In my experience, an outside voice, especially one that resonates with experience, can make all the difference. ITCs are called upon to deal with an endless barrage of problems every day of their professional lives. They deal with it all: forgotten passwords, Office formatting questions, concerns about radiation from several iMacs in a classroom, even partially masticated Swedish fish candy destroying a floppy drive. In one absolute worst-case scenario, an ITC assisted a teacher who had crushed the frame of her blue and white G3 tower by using it as a footstool. The ITC simply held his head in his hands, alternately groaning and laughing as he gradually discovered exactly why the CD-ROM drive wasn’t ejecting properly, how the machine had been destroyed, and what needed to be done to get it working again.
Simply put, there are times when an ITC needs an outside source of advice, even if just to share tech support war stories like the ones above.
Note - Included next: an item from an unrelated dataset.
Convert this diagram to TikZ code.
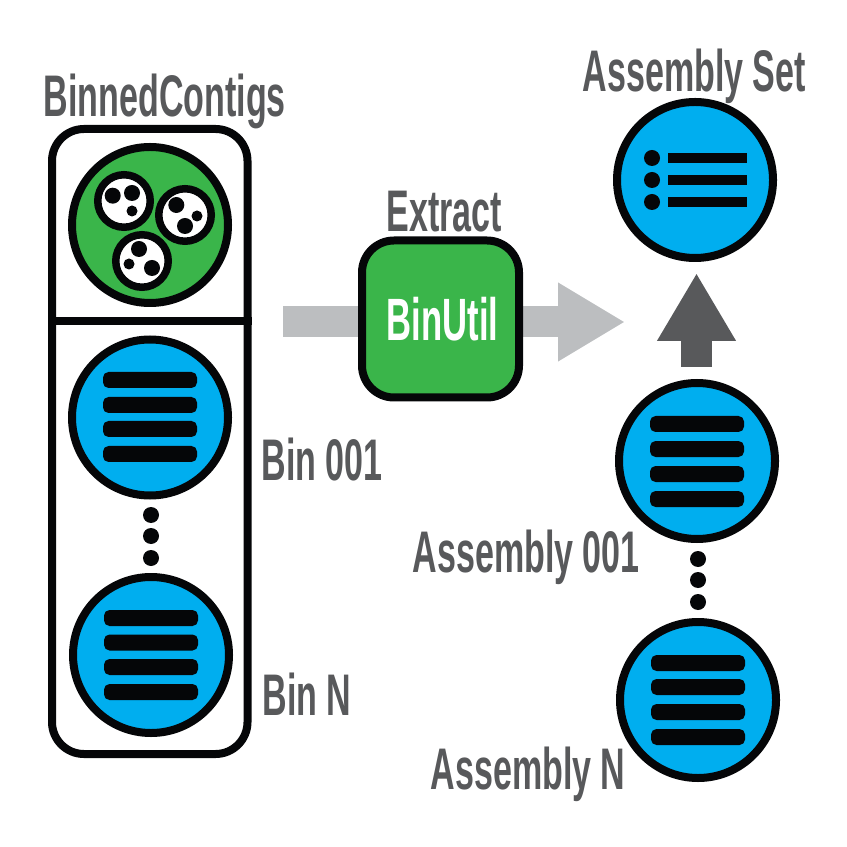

User groups, with their walking volumes of technical knowledge, are the solution.
Making the Connection — Apple keeps an updated database of user groups online, while other groups can be located through the User Group Connection Web site or Hershey Apple Core’s Ultimate Macintosh User Group List. For more of a human touch, you can post a query to the Association of Apple Computer User Groups (AACUG) Find a User Group form; a user group volunteer will contact you within a couple of days with suggestions. Don’t forget to contact your local Apple Store or Mac dealer, who probably has a list of area groups, too.
Actually locate and attend a user group meeting – you’ll find a hive of people offering their assistance, compassion, and experience, and receiving only the satisfaction of knowing they can help someone out of a jam. User groups and public school educators have more in common than they may realize. However, there are some who have already made the connection, as shown by a grant program offered by the User Group Academy. The program has awarded thousands of dollars since 1999 to public schools and user groups to support projects ranging from networking several iBooks for teacher use to creating a literary arts publication.
I’d also encourage the reverse situation – for those in user groups, introduce yourself and your group to the ITC at your local school. He or she may welcome assistance at a variety of different levels, but be too overwhelmed to seek it out. The role of user groups has been forced to change over the years, but helping improve public education is one thing that will never go out of fashion.